Mandela’s complex ties with Germany

Nelson Mandela died on Thursday night aged 95. The Local looks back at the anti-apartheid leader's complex relationship with Germany.

Mandela's complex ties with Germany
Mandela meets Merkel in South Africa in 2007. Photo: DPA

Over the last few years Nelson Mandela was revered in Germany as he was everywhere, but his relationship with the country was complex – as his ANC were supported financially by the East German regime, Westerners were initially suspicious.

Chancellor Angela Merkel visited Nelson Mandela in Johannesburg in 2007, when the former president was 89 years old. "It was a very moving moment for me to experience Nelson Mandela and speak to him," she said once she came out of the meeting.

The South African leader, she reported, had an important message for the world: "We need peace on Earth, and especially the conflicts in Africa must be resolved peacefully."

But it took some time for Mandela's relationship with Germany to reach this benign level.

Mandela first visited Germany in 1990, only months after his release from 27 years in prison, when the eastern half of the country was enjoying its own taste of freedom after 28 years under socialist rule.

As was later disclosed, that same repressive East German government had provided financial support to his African National Congress for many years. Thousands of schoolchildren in the German Democratic Republic painted pictures, which were sent to the Pollsmoor prison where Mandela was held in later years.
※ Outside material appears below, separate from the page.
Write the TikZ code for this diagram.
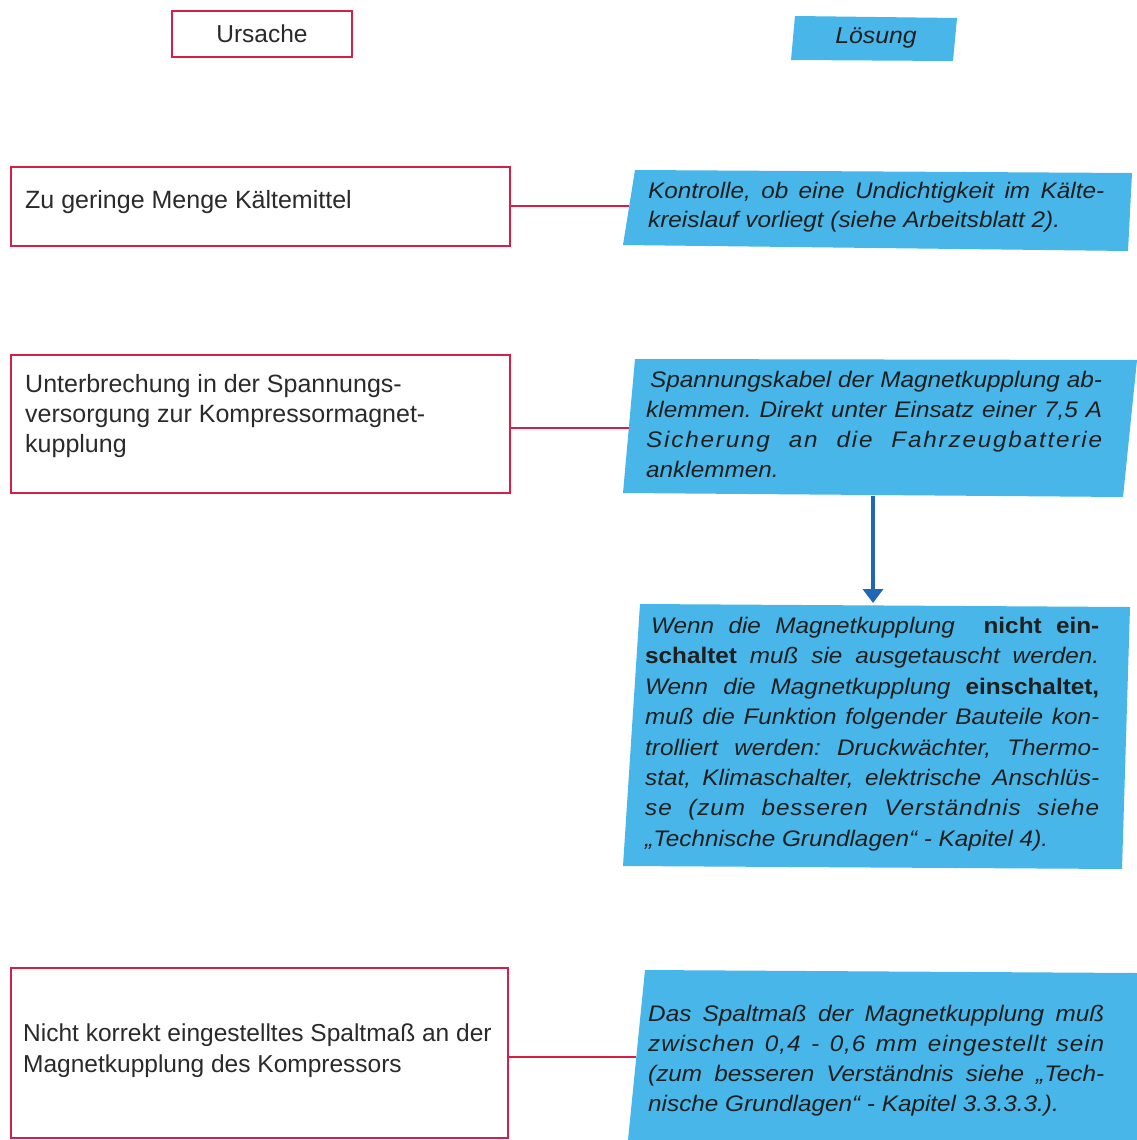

During the 1990 visit, when Mandela was a national hero, but not yet South African president, or even president of the ANC, Germans apparently did not really know what to make of the former revolutionary.

According to a Berliner Zeitung newspaper story from 1996, Mandela came to an industry and commerce conference in Bonn to win investment for post-apartheid South Africa from West German businessmen. There, one pin-striped businessman was quoted as saying, "Well, I've seen pictures of him and the cheers of the black people on his release on TV. He seems to be a really big deal."

Mandela was initially not as well-liked among Germany's business elite as other South African politicians who visited Bonn, such as Zulu representative Mangosuthu Buthelezi, who was regarded as more moderate – "at least he wasn't imprisoned for terrorism," as another mistrustful businessman put it. But Mandela's speech won over those attending, the report said.

And by 1996, when Mandela returned to reunified Germany, everything had changed. Chancellor Helmut Kohl, who had not met Mandela during his 1990 visit, even deigned to receive the South African president.